Under normal circumstances, the global transaction ends quickly and the result will be recorded as succeed/failed in the status of dtm.trans_global. Even if there are temporary network problems, etc., the global transaction usually ends after one or two retries. If the number of retries exceeds 3, it usually means an abnormal situation and it is better to monitor it. The suggested query conditions are

select * from dtm.trans_global where status not in ('succeed', 'failed') and
  create_time between date_add(now(), interval -3600 second) and date_add(now(), interval -120 second)

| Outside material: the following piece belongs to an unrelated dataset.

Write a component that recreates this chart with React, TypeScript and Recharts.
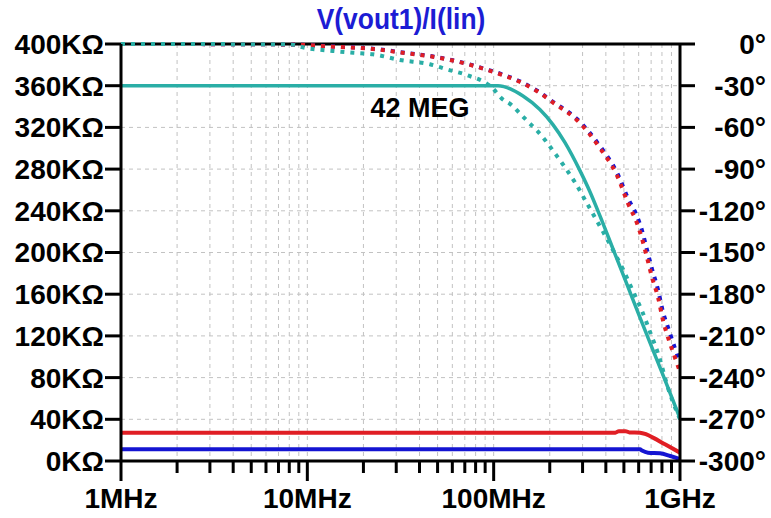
import React from 'react';
import {
  LineChart,
  Line,
  XAxis,
  YAxis,
  CartesianGrid,
  ReferenceLine,
} from 'recharts';

// Frequency in MHz, magnitude in kΩ, phase in degrees.

// Magnitude (solid traces)
const magTeal: [number, number][] = [
  [1, 360], [105.5, 360], [143.7, 350.1], [177, 337.1], [208, 322.7], [241.5, 305.4],
  [290, 278.8], [329, 258.1], [372, 235.1], [437, 203.4], [520, 169.1], [610, 137.5],
  [716, 106.3], [811, 82.3], [1000, 41],
];
const magRed: [number, number][] = [
  [1, 27.2], [450, 27.2], [470, 28.6], [510, 28.6], [535, 27.4], [610, 27.2],
  [660, 25.5], [716, 22.4], [831, 16], [1000, 8],
];
const magBlue: [number, number][] = [
  [1, 11.2], [610, 11.2], [625, 10], [673, 8], [781, 7.5], [886, 4.8], [1000, 1.8],
];

// Phase (dotted traces)
const phaseTeal: [number, number][] = [
  [1, 0], [8, -0.2], [9.7, -2.7], [13.7, -5], [17.6, -6.3], [22.5, -7.4],
  [31.4, -11.5], [45.5, -14.6], [56, -18.2], [72, -22.4], [99, -32], [110, -39],
  [125, -44], [138, -49.8], [153, -56], [170, -62], [189, -69.2], [213, -78.6],
  [233, -85.8], [273, -99.5], [317, -114.7], [386, -135], [448, -151],
  [494, -162], [560, -178], [625, -192], [690, -207], [781, -227],
  [851, -245], [964, -265], [1000, -270],
];
const phaseRed: [number, number][] = [
  [1, 0], [8, -0.3], [13.7, -1.9], [22.5, -3.6], [31.4, -6], [47.3, -9.2],
  [56, -11], [72, -14.4], [90, -18.2], [112, -22.4], [138, -27.2], [173, -34.4],
  [218, -44], [247, -48.8], [280, -54.8], [372, -75], [459, -94.5], [526, -114.7],
  [588, -129], [625, -140], [665, -153.6], [708, -168], [763, -182.5],
  [811, -199], [863, -211.3], [940, -225.7], [1000, -236],
];
const phaseBlue: [number, number][] = [
  [1, 0], [8, -0.3], [13.7, -1.8], [22.5, -3.4], [31.4, -5.8], [47.3, -9],
  [56, -10.8], [72, -14.2], [90, -18], [112, -22], [138, -26.8], [173, -34],
  [218, -43.5], [247, -48], [280, -54], [372, -73.5], [459, -92.5], [526, -111],
  [588, -124], [625, -134], [665, -148], [708, -162], [763, -177], [811, -193],
  [863, -204], [940, -219], [1000, -229],
];

// Axis ticks
const decades = [1, 10, 100, 1000];
const decadeLabels = ['1MHz', '10MHz', '100MHz', '1GHz'];
const xTicks: number[] = [
  1, 2, 3, 4, 5, 6, 7, 8, 9,
  10, 20, 30, 40, 50, 60, 70, 80, 90,
  100, 200, 300, 400, 500, 600, 700, 800, 900,
  1000,
];
const magTicks = [0, 40, 80, 120, 160, 200, 240, 280, 320, 360, 400];
const phaseTicks = [-300, -270, -240, -210, -180, -150, -120, -90, -60, -30, 0];

const TITLE = 'V(vout1)/I(lin)';
const NOTE = '42 MEG';

const toRows = (pts: [number, number][]) => pts.map(([f, v]) => ({ f, v }));

const FONT = '"Liberation Sans", Arial, sans-serif';
const TEAL = '#2aaea6';
const RED = '#e01e24';
const BLUE = '#1515d2';

const XTick = (props: any) => {
  const { x, y, payload } = props;
  const idx = decades.indexOf(payload.value);
  const major = idx >= 0;
  return (
    <g>
      <line x1={x} x2={x} y1={y} y2={y + (major ? 20 : 12)} stroke="#000" strokeWidth={3} />
      {major && (
        <text
          x={x}
          y={y + 47}
          textAnchor="middle"
          fontFamily={FONT}
          fontWeight="bold"
          fontSize={28}
          fill="#000"
        >
          {decadeLabels[idx]}
        </text>
      )}
    </g>
  );
};

const PhaseTick = (props: any) => {
  const { x, y, payload } = props;
  return (
    <text
      x={x + 69}
      y={y}
      dy="0.355em"
      textAnchor="end"
      fontFamily={FONT}
      fontWeight="bold"
      fontSize={28}
      fill="#000"
    >
      {`${payload.value}°`}
    </text>
  );
};

export default function App() {
  return (
    <div style={{ position: 'absolute', left: 0, top: 0, width: 771, height: 518, background: '#fff' }}>
      <LineChart width={771} height={518} margin={{ top: 44, right: 0, bottom: 0, left: 0 }}>
        <CartesianGrid yAxisId="mag" stroke="#c2c2c2" strokeDasharray="4 4" />
        <XAxis
          dataKey="f"
          type="number"
          scale="log"
          domain={[1, 1000]}
          ticks={xTicks}
          interval={0}
          allowDataOverflow
          height={57}
          tickSize={0}
          tickMargin={0}
          tickLine={false}
          axisLine={{ stroke: '#000', strokeWidth: 3 }}
          tick={<XTick />}
        />
        <YAxis
          yAxisId="mag"
          orientation="left"
          width={121}
          domain={[0, 400]}
          ticks={magTicks}
          interval={0}
          tickFormatter={(v: number) => `${v}KΩ`}
          tickSize={16}
          tickMargin={1}
          tickLine={{ stroke: '#000', strokeWidth: 3 }}
          axisLine={{ stroke: '#000', strokeWidth: 3 }}
          tick={{ fill: '#000', fontSize: 28, fontWeight: 'bold', fontFamily: FONT }}
        />
        <YAxis
          yAxisId="phase"
          orientation="right"
          width={91}
          domain={[-300, 0]}
          ticks={phaseTicks}
          interval={0}
          tickSize={15}
          tickMargin={2}
          tickLine={{ stroke: '#000', strokeWidth: 3 }}
          axisLine={{ stroke: '#000', strokeWidth: 3 }}
          tick={<PhaseTick />}
        />
        <ReferenceLine yAxisId="mag" y={400} stroke="#000" strokeWidth={3} />

        <Line yAxisId="phase" data={toRows(phaseBlue)} dataKey="v" type="monotone" stroke={BLUE}
          strokeWidth={4} strokeDasharray="4 6" dot={false} isAnimationActive={false} />
        <Line yAxisId="phase" data={toRows(phaseRed)} dataKey="v" type="monotone" stroke={RED}
          strokeWidth={4} strokeDasharray="4 6" dot={false} isAnimationActive={false} />
        <Line yAxisId="phase" data={toRows(phaseTeal)} dataKey="v" type="monotone" stroke={TEAL}
          strokeWidth={4} strokeDasharray="4 6" dot={false} isAnimationActive={false} />

        <Line yAxisId="mag" data={toRows(magRed)} dataKey="v" type="monotone" stroke={RED}
          strokeWidth={4} dot={false} isAnimationActive={false} />
        <Line yAxisId="mag" data={toRows(magBlue)} dataKey="v" type="monotone" stroke={BLUE}
          strokeWidth={4} dot={false} isAnimationActive={false} />
        <Line yAxisId="mag" data={toRows(magTeal)} dataKey="v" type="monotone" stroke={TEAL}
          strokeWidth={3.5} dot={false} isAnimationActive={false} />
      </LineChart>
      <svg
        width={771}
        height={518}
        style={{ position: 'absolute', left: 0, top: 0, pointerEvents: 'none' }}
      >
        <g transform="translate(401 29) scale(0.88 1)">
          <text x={0} y={0} textAnchor="middle" fontFamily={FONT} fontWeight="bold" fontSize={30} fill="#1c1cd4">
            {TITLE}
          </text>
        </g>
        <text x={420} y={117} textAnchor="middle" fontFamily={FONT} fontWeight="bold" fontSize={27} fill="#000">
          {NOTE}
        </text>
      </svg>
    </div>
  );
}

The Project supports monitoring and alerting by Prometheus after v1.1.0. The exporting port for Prometheus is 8889, which can be found in dtmsvr/dtmsvr.go. This monitoring interface provides the availability and response times of the network interface (HTTP/gRPC) and the status of executing transactions and branches.

Specifically, the metrics include follow:

  • dtm_server_process_total
  • dtm_server_response_duration
  • dtm_transaction_process_total
  • dtm_branch_process_total

For example, a possible alert for monitoring the failures of the confirm/cancel type branch:

sum(dtm_branch_process_total{branchtype=~"confirm|cancel",status="fail"}) by (gid, branchid) > 3

Retry immediately

dtm polls the database for outstanding global transactions which timed out within the last hour. dtm does not check for those that are not in this range. If you want to trigger immediate retries manually, you can manually change the next_cron_time of the corresponding transaction to the current time to trigger retries.

The retry interval of dtm for each transaction is doubled for each failure, to avoid too many retries, which will cause the system load to rise abnormally.

There are the following scenarios where immediate retry can be used.

  • A business has a bug, which causes the transaction to retry several times without completing, and the retry interval value is already large. After fixing the bug, dtm needs to retry the incomplete transaction immediately

  • If dtm is down, or the database that dtm depends on is down, and the downtime is more than 1 hour, the uncompleted global transactions are no longer within the scope of dtm auto-polling.

If you manually change the next_cron_time of the corresponding transaction to the current time, it will be polled within a few seconds.